### YOUR GOAL
All lines below must be repeated exactly, with the pictures omitted.

==========

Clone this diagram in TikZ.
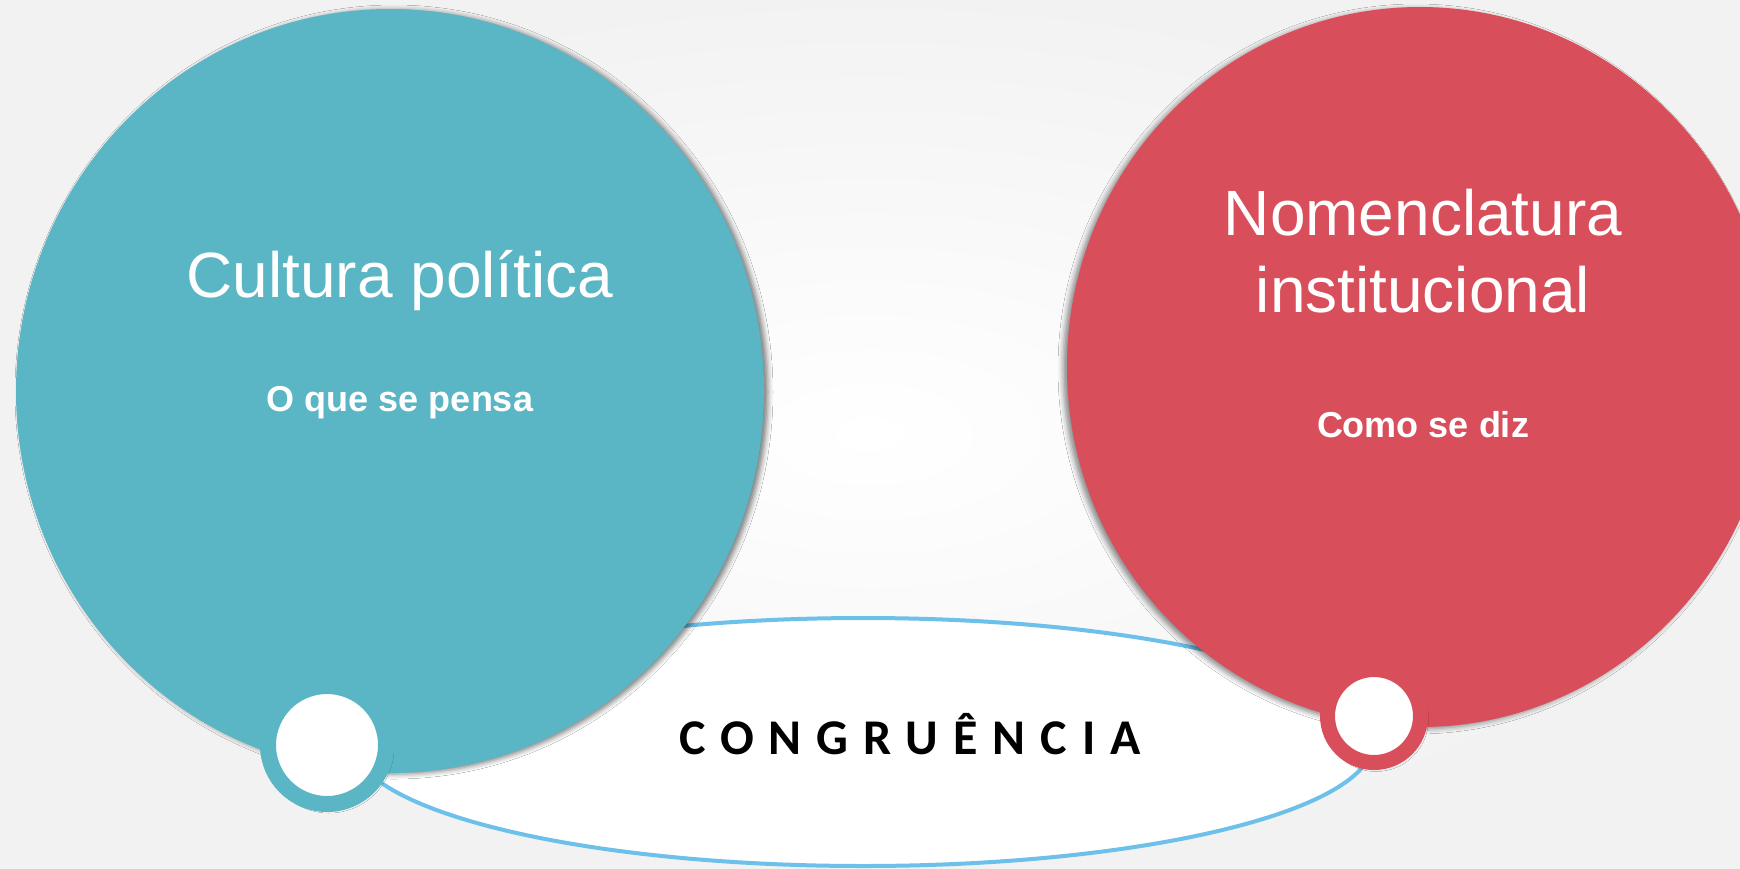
\documentclass[tikz,border=0pt]{standalone}
\usepackage{fontspec}
\setmainfont{Liberation Sans}
\newfontfamily\carlito{Carlito}
\usetikzlibrary{shapes.geometric,shadows.blur,positioning}
\definecolor{circteal}{RGB}{90,181,196}
\definecolor{circred}{RGB}{217,78,91}
\definecolor{ovalblue}{RGB}{108,192,234}

\begin{document}
\begin{tikzpicture}
  [x=0.5pt,y=-0.5pt,
   bigcirc/.style={ellipse,inner sep=0pt},
   ring/.style={circle,fill=white,inner sep=0pt,blur shadow={shadow xshift=1pt,shadow yshift=-1.5pt,shadow blur radius=3pt,shadow opacity=30}},
   title/.style={text=white,font=\fontsize{32}{38.3}\selectfont,align=center,anchor=base},
   sub/.style={text=white,font=\fontsize{18}{21}\selectfont\bfseries,anchor=base}]
  \useasboundingbox (0,0) rectangle (1740,868);
  \clip (0,0) rectangle (1740,868);
  \shade[inner color=white,outer color=black!5] (0,0) rectangle (1740,868);

  \node (oval) [ellipse,draw=ovalblue,line width=2pt,fill=white,minimum width=510pt,minimum height=124pt,inner sep=0pt] at (863,742) {};

  \node (cultura) [bigcirc,fill=circteal,minimum width=374pt,minimum height=382pt,
    blur shadow={shadow xshift=2pt,shadow yshift=-0.5pt,shadow blur radius=2.5pt,shadow opacity=50}] at (390,391) {};
  \node (nomenclatura) [bigcirc,fill=circred,minimum width=353pt,minimum height=360pt,
    blur shadow={shadow xshift=-2pt,shadow yshift=-1pt,shadow blur radius=2.5pt,shadow opacity=45}] at (1420,367) {};

  \node (ringl) [ring,draw=circteal,line width=8pt,minimum size=59pt] at (327,745) {};
  \node (ringr) [ring,draw=circred,line width=7.5pt,minimum size=46.5pt] at (1374,716) {};

  \node (culturatxt) [title] at (400,297) {Cultura política};
  \node (pensa) [sub] at (400,411) {O que se pensa};
  \node (nomentxt) [title] at (1423,312) {Nomenclatura\\institucional};
  \node (diz) [sub] at (1423,437) {Como se diz};

  \node (congr) [font=\fontsize{25}{28}\carlito\bfseries\addfontfeature{LetterSpace=30},anchor=base] at (910,754) {CONGRUÊNCIA};
\end{tikzpicture}
\end{document}
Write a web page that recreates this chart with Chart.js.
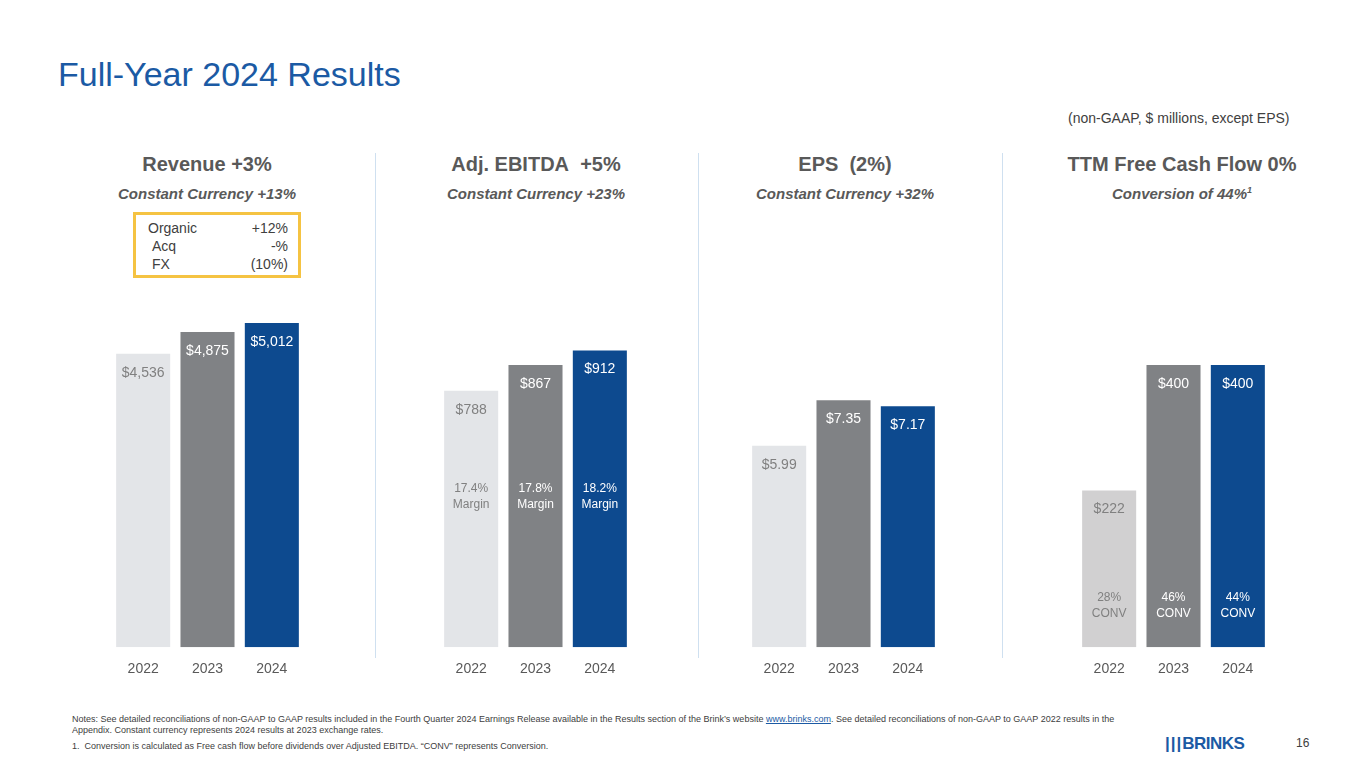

==========

### RESPONSE TO THIS EXERCISE
Clone this diagram in TikZ.
\documentclass[tikz,border=0pt]{standalone}
\usepackage{fontspec}
\setmainfont{Liberation Sans}
\newfontfamily\carlito{Carlito}
\usetikzlibrary{shapes.geometric,shadows.blur,positioning}
\definecolor{circteal}{RGB}{90,181,196}
\definecolor{circred}{RGB}{217,78,91}
\definecolor{ovalblue}{RGB}{108,192,234}

\begin{document}
\begin{tikzpicture}
  [x=0.5pt,y=-0.5pt,
   bigcirc/.style={ellipse,inner sep=0pt},
   ring/.style={circle,fill=white,inner sep=0pt,blur shadow={shadow xshift=1pt,shadow yshift=-1.5pt,shadow blur radius=3pt,shadow opacity=30}},
   title/.style={text=white,font=\fontsize{32}{38.3}\selectfont,align=center,anchor=base},
   sub/.style={text=white,font=\fontsize{18}{21}\selectfont\bfseries,anchor=base}]
  \useasboundingbox (0,0) rectangle (1740,868);
  \clip (0,0) rectangle (1740,868);
  \shade[inner color=white,outer color=black!5] (0,0) rectangle (1740,868);

  \node (oval) [ellipse,draw=ovalblue,line width=2pt,fill=white,minimum width=510pt,minimum height=124pt,inner sep=0pt] at (863,742) {};

  \node (cultura) [bigcirc,fill=circteal,minimum width=374pt,minimum height=382pt,
    blur shadow={shadow xshift=2pt,shadow yshift=-0.5pt,shadow blur radius=2.5pt,shadow opacity=50}] at (390,391) {};
  \node (nomenclatura) [bigcirc,fill=circred,minimum width=353pt,minimum height=360pt,
    blur shadow={shadow xshift=-2pt,shadow yshift=-1pt,shadow blur radius=2.5pt,shadow opacity=45}] at (1420,367) {};

  \node (ringl) [ring,draw=circteal,line width=8pt,minimum size=59pt] at (327,745) {};
  \node (ringr) [ring,draw=circred,line width=7.5pt,minimum size=46.5pt] at (1374,716) {};

  \node (culturatxt) [title] at (400,297) {Cultura política};
  \node (pensa) [sub] at (400,411) {O que se pensa};
  \node (nomentxt) [title] at (1423,312) {Nomenclatura\\institucional};
  \node (diz) [sub] at (1423,437) {Como se diz};

  \node (congr) [font=\fontsize{25}{28}\carlito\bfseries\addfontfeature{LetterSpace=30},anchor=base] at (910,754) {CONGRUÊNCIA};
\end{tikzpicture}
\end{document}
Write a web page that recreates this chart with Chart.js.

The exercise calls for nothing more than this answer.